6. Autre continuation du point 4 : si on veut parler juste du spécisme d'une insulte (soit parce qu'on a pas l'envie soit pas les compétences, ce qui peut se comprendre, de traiter les autres aspects), on peut essayer de le faire à une occasion où il n'y a pas une énormel composante raciste (et sexiste) à l'insulte. Je crois que ça rejoint ce que disait Fabicha : si on va dire aux anti-racistes « eh, vous oubliez le spécisme » puis qu'on parle juste de spécisme, c'est assez fondé qu'iels reviennent nous dire qu'on oublie un peu vite le racisme.
7. Comme je l'avais dit plus haut, les réactions qui ont suivies ont été déplorables.

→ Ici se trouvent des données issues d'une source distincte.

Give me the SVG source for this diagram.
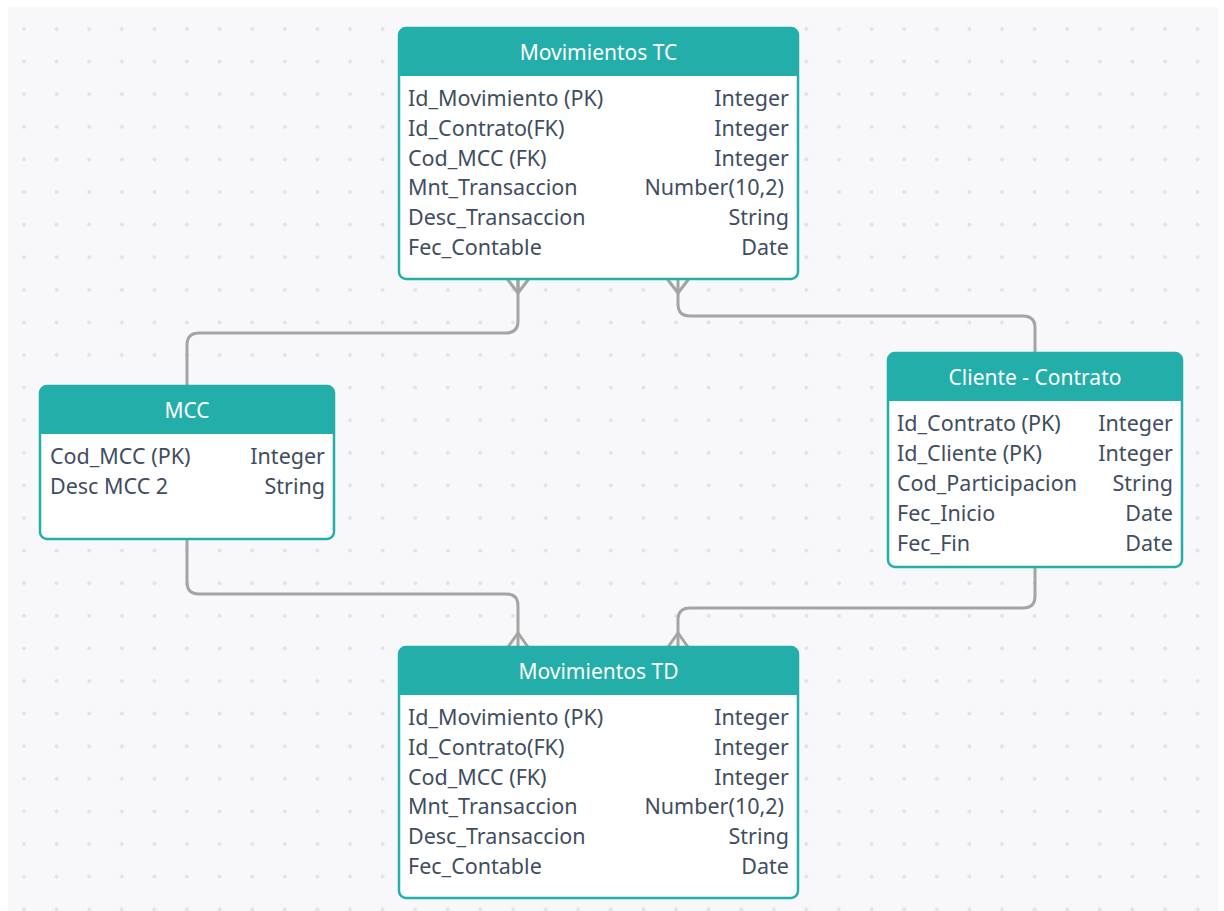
<svg xmlns="http://www.w3.org/2000/svg" width="1224" height="911" viewBox="0 0 1224 911">
  <style>
    .box { fill: #ffffff; stroke: #23aeaa; stroke-width: 2.5; }
    .head { fill: #23aeaa; }
    .title { font-family: "Noto Sans", "Open Sans", sans-serif; font-size: 21px; fill: #ffffff; text-anchor: middle; }
    .f { font-family: "Noto Sans", "Open Sans", sans-serif; font-size: 21.5px; fill: #414d5f; }
    .t { font-family: "Noto Sans", "Open Sans", sans-serif; font-size: 21.5px; fill: #414d5f; text-anchor: end; }
    .link { fill: none; stroke: #a4a4a4; stroke-width: 3; stroke-linecap: round; stroke-linejoin: round; }
  </style>
  <defs>
    <pattern id="dots" patternUnits="userSpaceOnUse" x="7.7" y="12.7" width="32.6" height="32.6">
      <circle cx="16.3" cy="16.3" r="2" fill="#e2e2e6"/>
    </pattern>
  </defs>

  <!-- canvas -->
  <rect x="0" y="0" width="1224" height="911" fill="#ffffff"/>
  <rect x="8" y="7" width="1210" height="904" fill="#f8f8fa"/>
  <rect x="8" y="7" width="1210" height="904" fill="url(#dots)"/>

  <!-- relationships -->
  <g id="connectors">
    <!-- MCC to Movimientos TC -->
    <path class="link" d="M187,386 V345 Q187,333 199,333 H506 Q518,333 518,321 V280"/>
    <path class="link" d="M508,280 L518,293 L528,280 M518,293 V280"/>
    <!-- Cliente - Contrato to Movimientos TC -->
    <path class="link" d="M1035,353 V328 Q1035,316 1023,316 H690 Q678,316 678,304 V280"/>
    <path class="link" d="M668,280 L678,293 L688,280"/>
    <!-- MCC to Movimientos TD -->
    <path class="link" d="M187,540 V582 Q187,594 199,594 H506 Q518,594 518,606 V647"/>
    <path class="link" d="M508,647 L518,633 L528,647"/>
    <!-- Cliente - Contrato to Movimientos TD -->
    <path class="link" d="M1035,567 V596 Q1035,608 1023,608 H690 Q678,608 678,620 V647"/>
    <path class="link" d="M668,647 L678,633 L688,647"/>
  </g>

  <!-- Movimientos TC -->
  <g id="movimientos-tc">
    <rect class="box" x="399" y="28" width="399" height="251" rx="7"/>
    <path class="head" d="M399,76 V35 Q399,28 406,28 H791 Q798,28 798,35 V76 Z"/>
    <text class="title" x="598.5" y="60">Movimientos TC</text>
    <text class="f" x="408" y="106">Id_Movimiento (PK)</text>
    <text class="t" x="789" y="106">Integer</text>
    <text class="f" x="408" y="136">Id_Contrato(FK)</text>
    <text class="t" x="789" y="136">Integer</text>
    <text class="f" x="408" y="166">Cod_MCC (FK)</text>
    <text class="t" x="789" y="166">Integer</text>
    <text class="f" x="408" y="195">Mnt_Transaccion</text>
    <text class="t" x="784" y="195">Number(10,2)</text>
    <text class="f" x="408" y="225">Desc_Transaccion</text>
    <text class="t" x="789" y="225">String</text>
    <text class="f" x="408" y="255">Fec_Contable</text>
    <text class="t" x="789" y="255">Date</text>
  </g>

  <!-- MCC -->
  <g id="mcc">
    <rect class="box" x="40" y="386" width="294" height="153" rx="7"/>
    <path class="head" d="M40,434 V393 Q40,386 47,386 H327 Q334,386 334,393 V434 Z"/>
    <text class="title" x="187" y="418">MCC</text>
    <text class="f" x="50" y="464">Cod_MCC (PK)</text>
    <text class="t" x="325" y="464">Integer</text>
    <text class="f" x="50" y="494">Desc MCC 2</text>
    <text class="t" x="325" y="494">String</text>
  </g>

  <!-- Cliente - Contrato -->
  <g id="cliente-contrato">
    <rect class="box" x="888" y="353" width="294" height="214" rx="7"/>
    <path class="head" d="M888,401 V360 Q888,353 895,353 H1175 Q1182,353 1182,360 V401 Z"/>
    <text class="title" x="1035" y="385">Cliente - Contrato</text>
    <text class="f" x="897" y="431">Id_Contrato (PK)</text>
    <text class="t" x="1173" y="431">Integer</text>
    <text class="f" x="897" y="461">Id_Cliente (PK)</text>
    <text class="t" x="1173" y="461">Integer</text>
    <text class="f" x="897" y="491">Cod_Participacion</text>
    <text class="t" x="1173" y="491">String</text>
    <text class="f" x="897" y="521">Fec_Inicio</text>
    <text class="t" x="1173" y="521">Date</text>
    <text class="f" x="897" y="551">Fec_Fin</text>
    <text class="t" x="1173" y="551">Date</text>
  </g>

  <!-- Movimientos TD -->
  <g id="movimientos-td">
    <rect class="box" x="399" y="647" width="399" height="251" rx="7"/>
    <path class="head" d="M399,695 V654 Q399,647 406,647 H791 Q798,647 798,654 V695 Z"/>
    <text class="title" x="598.5" y="679">Movimientos TD</text>
    <text class="f" x="408" y="725">Id_Movimiento (PK)</text>
    <text class="t" x="789" y="725">Integer</text>
    <text class="f" x="408" y="755">Id_Contrato(FK)</text>
    <text class="t" x="789" y="755">Integer</text>
    <text class="f" x="408" y="785">Cod_MCC (FK)</text>
    <text class="t" x="789" y="785">Integer</text>
    <text class="f" x="408" y="814">Mnt_Transaccion</text>
    <text class="t" x="784" y="814">Number(10,2)</text>
    <text class="f" x="408" y="844">Desc_Transaccion</text>
    <text class="t" x="789" y="844">String</text>
    <text class="f" x="408" y="874">Fec_Contable</text>
    <text class="t" x="789" y="874">Date</text>
  </g>
</svg>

Bon, je vais m'arrêter là parce que je dois y aller, que beaucoup de trucs ont déjà été dits de toutes façons donc je crois pas qu'il va y avoir moyen d'avancer beaucoup plus à ce stade, mais je voudrais juste rappeler deux trucs qui ont été à mon sens un peu trop oubliés dans les discussions plus générals qui ont suivies :
- les critiques concernant des problèmes (récurrents ou ponctuels) dans le mouvement antispé ont pour but d'améliorer ce mouvement, pas de le couler.
- le mouvement antispé n'appartient pas à celleux qui pensent que le spécisme est le seul problème (ou le problème tellement de loin le plus important qu'on s'en fout des autres), il appartient à tou-te-s les antispé, y compris celleux qui choisissent de ne pas hiérarchiser les oppressions, et particulièrement celleux qui sont victimes de certaines oppressions intra-humaines (ignorer ces personnes ou les considérer comme « autres » ou moins légitimes, il se trouve que c'est justement un des mécanimes de ces oppressions).